Boue.
June 21—Day 04: Brognard to Source du la Doubs
In the morning, after breakfast, Joseph drove me down to Brognard, a small town just outside the larger city of Montbéliard. Another short trip by car that saved me a days walk or more. We easily found a marking for the trail and I put on my pack. He wished me good weather and good travels, and then I was back on the GR5. Hope to see those folks again someday. Merci beaucoup!
The trail followed a canal, and reminded me of my bike tour several years ago. I can’t be sure (Sam has the route), but we might’ve even ridden over the same path. I know we were in the area at least, having spent a few days with friends of Sam outside of Basel. The walkway was paved and flat, perfect for biking but not as nice for walking.
Leaving the canal, I entered more woods, usually a great place to walk. Here though, in a lower region between mountain ranges, the path was a trough of mud. I don’t mind if I never see that section again. It went on for two hours, getting worse before it got better, and then worse still. A symphony of squishes, with multiple encores. I never expected to test my shoes so thoroughly, and fortunately they held up as champions.
By my count, there are three types of mud:
Black mud is wet and sloppy and squishes underfoot. It’s made from crushed leaves, dirt, sticks and the rest. It’s often deep, rutted through by mountain bike or ATV tracks, and smells like mud. It makes for slow walking and pulls at your boots, but is otherwise harmless.

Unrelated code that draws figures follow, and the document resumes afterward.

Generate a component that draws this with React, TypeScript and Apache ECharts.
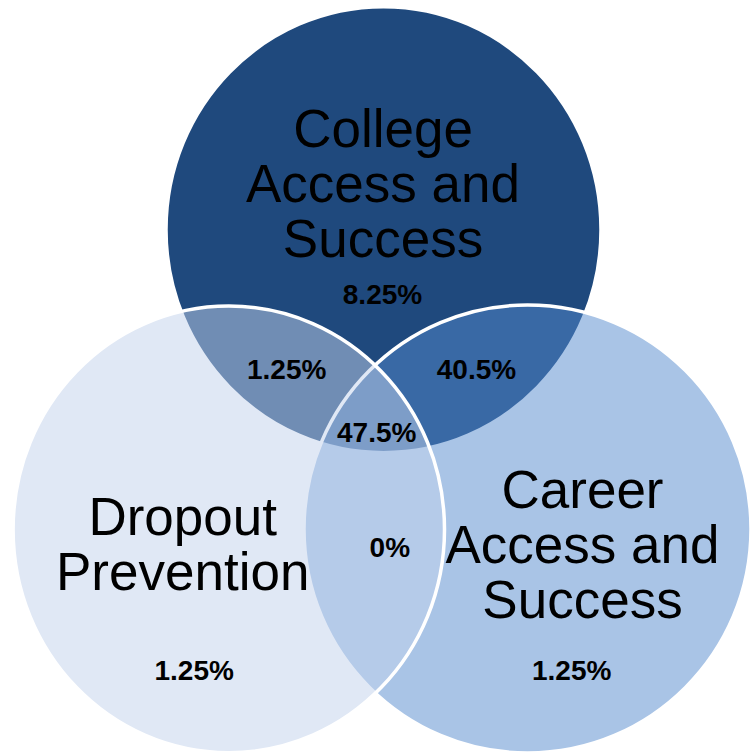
import React, { useEffect, useRef } from "react";
import * as echarts from "echarts";

// ---- data ----
const setNames = ["College\nAccess and\nSuccess", "Dropout\nPrevention", "Career\nAccess and\nSuccess"];
const regionNames = [
  "College only",
  "College & Dropout",
  "College & Career",
  "All three",
  "Dropout & Career",
  "Dropout only",
  "Career only",
];
const regionValues = [8.25, 1.25, 40.5, 47.5, 0, 1.25, 1.25];

// ---- layout (in a 753 x 753 coordinate space) ----
// draw order: College (opaque), Career, Dropout (translucent)
const circleLayout = [
  { set: 0, cx: 383.5, cy: 229.7, rx: 217.5, ry: 223, color: "#1F497D" },
  { set: 2, cx: 527.5, cy: 529, rx: 223.5, ry: 224, color: "rgba(83,137,205,0.5)" },
  { set: 1, cx: 228.8, cy: 529.4, rx: 215.7, ry: 223.3, color: "rgba(193,209,235,0.5)" },
];
const setLabelPos = [
  [383, 183.3],
  [182.7, 544.1],
  [582.5, 544.3],
];
const regionLabelPos = [
  [382.5, 294.3],
  [286.7, 369.6],
  [476.5, 369.6],
  [376.7, 432],
  [389.8, 547],
  [194.2, 670.3],
  [571.7, 670.3],
];

const FONT = "'Liberation Sans', Arial, Helvetica, sans-serif";

export default function App() {
  const ref = useRef<HTMLDivElement>(null);
  useEffect(() => {
    if (!ref.current) return;
    const chart = echarts.init(ref.current, undefined, { renderer: "svg" });
    const circleData = circleLayout.map((c) => [c.cx, c.cy, c.rx, c.ry]);
    const setData = setNames.map((n, i) => [setLabelPos[i][0], setLabelPos[i][1], n]);
    const regionData = regionValues.map((v, i) => [regionLabelPos[i][0], regionLabelPos[i][1], v, regionNames[i]]);
    chart.setOption({
      animation: false,
      backgroundColor: "#ffffff",
      grid: { left: 0, right: 0, top: 0, bottom: 0 },
      xAxis: { type: "value", min: 0, max: 753, show: false },
      yAxis: { type: "value", min: 0, max: 753, inverse: true, show: false },
      series: [
        {
          type: "custom",
          name: "circles",
          coordinateSystem: "cartesian2d",
          data: circleData,
          silent: true,
          renderItem: (params: any, api: any) => {
            const p = api.coord([api.value(0), api.value(1)]);
            const s = api.size([api.value(2), api.value(3)]);
            const c = circleLayout[params.dataIndex];
            return {
              type: "ellipse",
              shape: { cx: p[0], cy: p[1], rx: s[0], ry: s[1] },
              style: { fill: c.color, stroke: "#ffffff", lineWidth: 3.5 },
            };
          },
          z: 1,
        },
        {
          type: "custom",
          name: "sets",
          coordinateSystem: "cartesian2d",
          data: setData,
          silent: true,
          renderItem: (params: any, api: any) => {
            const p = api.coord([api.value(0), api.value(1)]);
            return {
              type: "text",
              x: p[0],
              y: p[1],
              style: {
                text: setNames[params.dataIndex],
                fill: "#000000",
                fontSize: 53,
                fontFamily: FONT,
                lineHeight: 55,
                align: "center",
                verticalAlign: "middle",
              },
            };
          },
          z: 3,
        },
        {
          type: "custom",
          name: "regions",
          coordinateSystem: "cartesian2d",
          data: regionData,
          silent: true,
          renderItem: (params: any, api: any) => {
            const p = api.coord([api.value(0), api.value(1)]);
            return {
              type: "text",
              x: p[0],
              y: p[1],
              style: {
                text: `${regionValues[params.dataIndex]}%`,
                fill: "#000000",
                fontSize: 28,
                fontWeight: "bold",
                fontFamily: FONT,
                align: "center",
                verticalAlign: "middle",
              },
            };
          },
          z: 4,
        },
      ],
    });
    return () => chart.dispose();
  }, []);
  return (
    <div
      ref={ref}
      style={{ position: "absolute", left: 0, top: 0, width: 753, height: 753, background: "#fff" }}
    />
  );
}
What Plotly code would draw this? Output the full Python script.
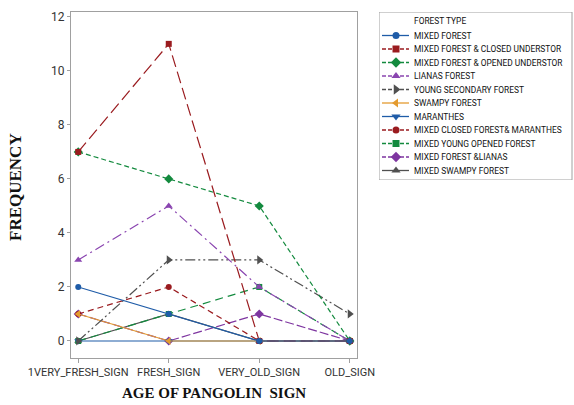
import plotly.graph_objects as go

categories = ["1VERY_FRESH_SIGN", "FRESH_SIGN", "VERY_OLD_SIGN", "OLD_SIGN"]

mixed_forest = [2, 1, 0, 0]
mixed_forest_closed_understor = [7, 11, 0, 0]
mixed_forest_opened_understor = [7, 6, 5, 0]
lianas_forest = [3, 5, 2, 0]
young_secondary_forest = [0, 3, 3, 1]
swampy_forest = [1, 0, 0, 0]
maranthes = [0, 0, 0, 0]
mixed_closed_forest_maranthes = [1, 2, 0, 0]
mixed_young_opened_forest = [0, 1, 2, 0]
mixed_forest_lianas = [1, 0, 1, 0]
mixed_swampy_forest = [0, 1, 0, 0]

series_names = [
    "MIXED FOREST",
    "MIXED FOREST & CLOSED UNDERSTOR",
    "MIXED FOREST & OPENED UNDERSTOR",
    "LIANAS FOREST",
    "YOUNG SECONDARY FOREST",
    "SWAMPY FOREST",
    "MARANTHES",
    "MIXED CLOSED FOREST& MARANTHES",
    "MIXED YOUNG OPENED FOREST",
    "MIXED FOREST &LIANAS",
    "MIXED SWAMPY FOREST",
]
series_values = [
    mixed_forest, mixed_forest_closed_understor, mixed_forest_opened_understor,
    lianas_forest, young_secondary_forest, swampy_forest, maranthes,
    mixed_closed_forest_maranthes, mixed_young_opened_forest,
    mixed_forest_lianas, mixed_swampy_forest,
]
y_ticks = [0, 2, 4, 6, 8, 10, 12]

BLUE = "#1f5ca8"
RED = "#9a1b1f"
GREEN = "#138a3e"
PURPLE = "#7e35a0"
GREY = "#505050"
ORANGE = "#e49b30"

styles = [
    (BLUE, "solid", "circle", 6),
    (RED, "12px,5px", "square", 6),
    (GREEN, "5px,3px", "diamond", 7),
    ("#8a45b0", "10px,4px,2px,4px", "triangle-up", 7),
    (GREY, "10px,3px,2px,3px,2px,3px", "triangle-right", 8),
    (ORANGE, "solid", "triangle-left", 7),
    (BLUE, "solid", "triangle-down", 7),
    (RED, "6px,4px", "circle", 6),
    (GREEN, "8px,5px", "square", 6),
    (PURPLE, "9px,3px", "diamond", 7),
    (GREY, "solid", "triangle-up", 7),
]

SANS = "Roboto, Arial, sans-serif"
SERIF = "Liberation Serif, Times New Roman, serif"

fig = go.Figure()

order = list(range(len(series_names)))[::-1]
for i in order:
    color, dash, sym, size = styles[i]
    fig.add_trace(go.Scatter(
        x=categories, y=series_values[i], mode="lines+markers",
        name=series_names[i], showlegend=False,
        line=dict(color=color, width=1.2, dash=dash),
        marker=dict(symbol=sym, size=size, color=color),
        xaxis="x", yaxis="y",
    ))

# compact legend drawn on a hidden second subplot (pixel-like coordinates)
leg_first = 35.5
leg_step = 13.5
for i, name in enumerate(series_names):
    color, dash, sym, size = styles[i]
    yy = leg_first + i * leg_step
    fig.add_trace(go.Scatter(
        x=[382, 409], y=[yy, yy], mode="lines",
        line=dict(color=color, width=1.3, dash=dash if dash == "solid" else "4px,2px"),
        showlegend=False, hoverinfo="skip", xaxis="x2", yaxis="y2",
    ))
    fig.add_trace(go.Scatter(
        x=[396], y=[yy], mode="markers",
        marker=dict(symbol=sym, size=size + 1, color=color),
        showlegend=False, hoverinfo="skip", xaxis="x2", yaxis="y2",
    ))
    fig.add_annotation(
        x=412, y=yy, xref="x2", yref="y2", text=name, showarrow=False,
        xanchor="left", yanchor="middle",
        font=dict(family=SANS, size=8.4, color="#111111"),
    )

fig.add_annotation(
    x=412, y=21, xref="x2", yref="y2", text="FOREST TYPE", showarrow=False,
    xanchor="left", yanchor="middle",
    font=dict(family=SANS, size=8.4, color="#111111"),
)

fig.add_shape(type="rect", xref="x2", yref="y2", x0=379, x1=572, y0=12, y1=180,
              line=dict(color="#a0a0a0", width=1), fillcolor="rgba(0,0,0,0)")

L, T, B = 71, 12, 47
W, H = 574, 405
pw = W - L
ph = H - T - B

fig.update_layout(
    width=W, height=H,
    margin=dict(l=L, r=0, t=T, b=B, autoexpand=False),
    paper_bgcolor="white", plot_bgcolor="white",
    showlegend=False,
    xaxis=dict(
        domain=[0, (357 - L) / pw], range=[-0.08, 3.08], type="category",
        showline=True, mirror=True, linecolor="#a0a0a0", linewidth=1,
        showgrid=False, zeroline=False, tickangle=0,
        ticks="outside", ticklen=4, tickcolor="#a0a0a0",
        tickfont=dict(family=SANS, size=11, color="#333333"),
    ),
    yaxis=dict(
        domain=[0, 1], range=[-0.63, 12.18],
        tickvals=y_ticks, ticktext=[str(v) for v in y_ticks],
        showline=True, mirror=True, linecolor="#a0a0a0", linewidth=1,
        showgrid=False, zeroline=False,
        ticks="outside", ticklen=3, tickcolor="#a0a0a0",
        tickfont=dict(family=SANS, size=12, color="#333333"),
    ),
    xaxis2=dict(domain=[(379 - L) / pw, (574 - L) / pw], range=[379, 574],
                visible=False, anchor="y2", fixedrange=True),
    yaxis2=dict(domain=[(H - B - 180) / ph, (H - B - 12) / ph], range=[180, 12],
                visible=False, anchor="x2", fixedrange=True),
)

fig.add_annotation(
    text="<b>FREQUENCY</b>", xref="paper", yref="paper",
    x=(15 - L) / pw, y=(H - B - 187) / ph, textangle=-90, showarrow=False,
    xanchor="center", yanchor="middle",
    font=dict(family=SERIF, size=17, color="#111111"),
)
fig.add_annotation(
    text="<b>AGE OF PANGOLIN&nbsp; SIGN</b>", xref="paper", yref="paper",
    x=(214 - L) / pw, y=(H - B - 393) / ph, showarrow=False,
    xanchor="center", yanchor="middle",
    font=dict(family=SERIF, size=15, color="#111111"),
)

fig.write_html(
    "out.html",
    config={"displayModeBar": False},
    post_script="document.body.style.margin='0';document.body.style.overflow='hidden';",
)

Grey mud is thicker, harder, more viscous, and more of a nuisance. It sticks to the bottoms of your shoes and ruins their traction. On slopes, it’s cause for slips and falls. On level ground it will still make you slide somehow. It tends to hold pools of water, and seems to be made of crushed rock or clay.
Then there’s green mud. Green mud is as much water and plant as mud. It’s usually found on the sides of the trail in tall grass, under a few centimeters of water. This is the kind of mud that frogs love. It always has standing water, often with grass or algae growing. It’s swampy, wet, and a slog to walk through. You won’t slip, but your pant legs and shoes will be soaked.
Mud. Mud mud mud mud mud mud mud.
Finally out of the swamp, I had lunch at a picnic table and then napped in a hammock outside Dasle. Walking again, I stopped to pet a dog that had been sleeping by a fence. Dogs have been barking when they see me coming, but this one was friendly.
I’ve not seen much by way of wildlife, just one deer and lots of snails and slugs. Some birds, but they fly away so fast you only catch a glimpse. I have a picture of an absolutely perfect snail, but the signal isn’t strong enough to upload photos. So just imagine: speckled brown spiral shell, sticky green body with funny antennae, sliming across stones on the path in a pine forest. Beyond that section I passed a natural arch of formed from calcium rock, called Pont Saladin, and with several legends about its history.
The day had been hot, but the evening was perfect. I passed through a few small towns, Vandoncourt and Abbévillers, enjoying simple walking past rolling hills and open farmlands. It was paved country roads, a welcome change from the muddy start of the day. On such peaceful roads, the mind wanders and one begins to dream of a simple life in the French countryside. I imagined myself as a merchant from centuries ago, strolling out of the woods that connected towns and following wherever the road led. There is no better way to know a place than to walk through it.
Another hour walk took me down a hillside to a stream, and then down its banks. I came to a turn in the trail and decided to explore the other way for a campsite. What I found was more than I ever could’ve hoped for: a beautiful old waterwheel and storehouse with a covered arcade to place my tent under. I was at the Source du la Doubs, the starting point for the Doubs river which I’ll be following on the trail, and it was perhaps the best wild camp I’ve ever had.
I washed my clothes and face in the cold water, set up my tent under the storehouse’s roof, and enjoyed the evening sunset.